事務局長 小 林 洋 二
3月19日の朝刊各紙の報道によれば、厚生労働省が設置した医療安全対策検討会議は18日、「(仮称)医療安全推進総合戦略」の報告書案をまとめました。
内容的には、(1)医療事故防止指針を病院ごとに作成する、(2)事故やニアミス事例を集めて原因を分析し、再発防止に活かすための「院内報告制度」を設ける、(3)診療科を超えて組織する安全対策委員会を設置する、(4)事故防止のため継続的に職員研修を実施するといったところで、これらは既に「特定機能病院」の認定基準になっており、目新しいものはありません。基本的には、こういった対策を、病院及び病床のある診療所の全てに義務づけるのが今回の報告案の趣旨のようです。

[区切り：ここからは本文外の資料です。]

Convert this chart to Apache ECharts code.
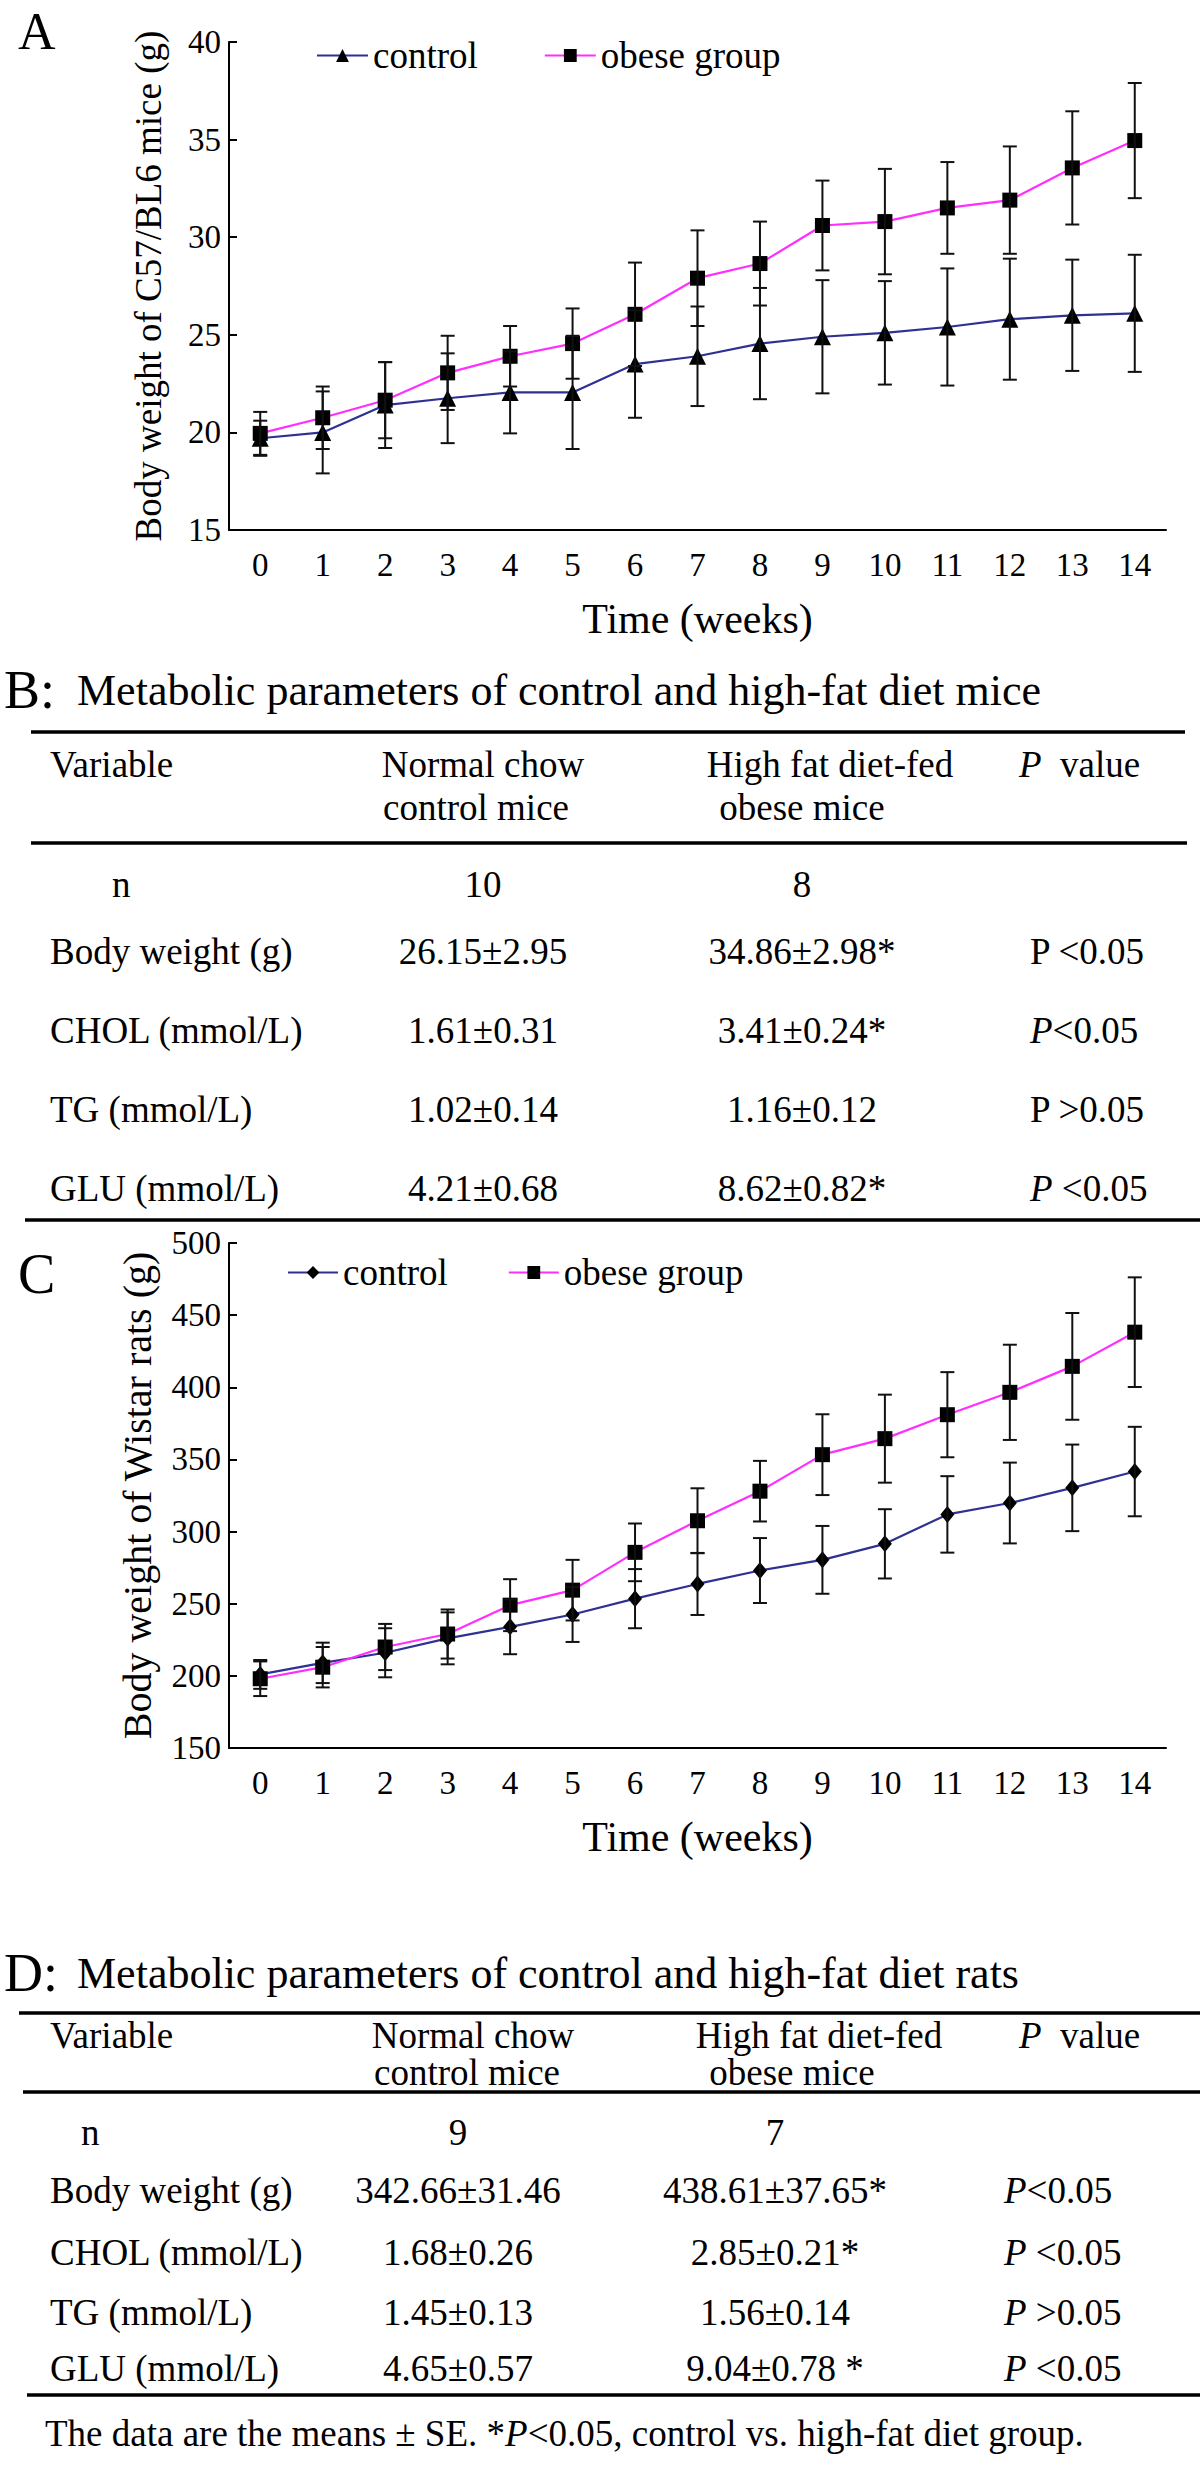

毎日新聞の報道によれば、「検討会議の中では、実際の事故例を収集したり、医療機関に対する強制的な調査や報告の制度化を求める意見もあったが、『かえって事故の隠ぺいにつながる』などの反論もあり、『今後法的な問題も含めてさらに検討する』ことにとどまった」とのこと。実際の事故例を収集すると却って事故の隠蔽に繋がるような医療文化を変えていくことなしには、いくら医療事故防止対策を策定しても掛け声倒れになることは目に見えているように思われます。なお、この検討会議の議事録は厚労省のホームページで読むことができるのですが、現在アップされているのは残念ながら昨年11月開催分までで、具体的な報告書案をめぐる議論はその後になるようです。
「実際に起きた医療事故から防止策を学ぶ」という視点は、やはり我々市民の側から提起していかないと出てこないのでしょうね。
一つ注目すべき点があるとすれば、こういった防止策を満たしていない医療機関に対しては入院患者一人あたり1日約8000ないし1万2000円支払われている診療報酬から100円程度減額する罰則を設けて実効性を高めるという方針です(朝日新聞の報道)。
前回の世話人会で、医療被害防止補償システムの議論をした際にも「医療被害防止補償機構が医療被害事例を分析し、それに基づいた再発防止の提言を行うという制度を作ったとしても、それを医療機関にどう守らせるかを考えなければ意味がない」という問題提起がありました。その点だけについて言えば、今回の厚労省の方針は一つの突破口になりうるかもしれません。
最終報告は四月にまとまる予定のようですので、報告書が入手でき次第、続報をお伝えします。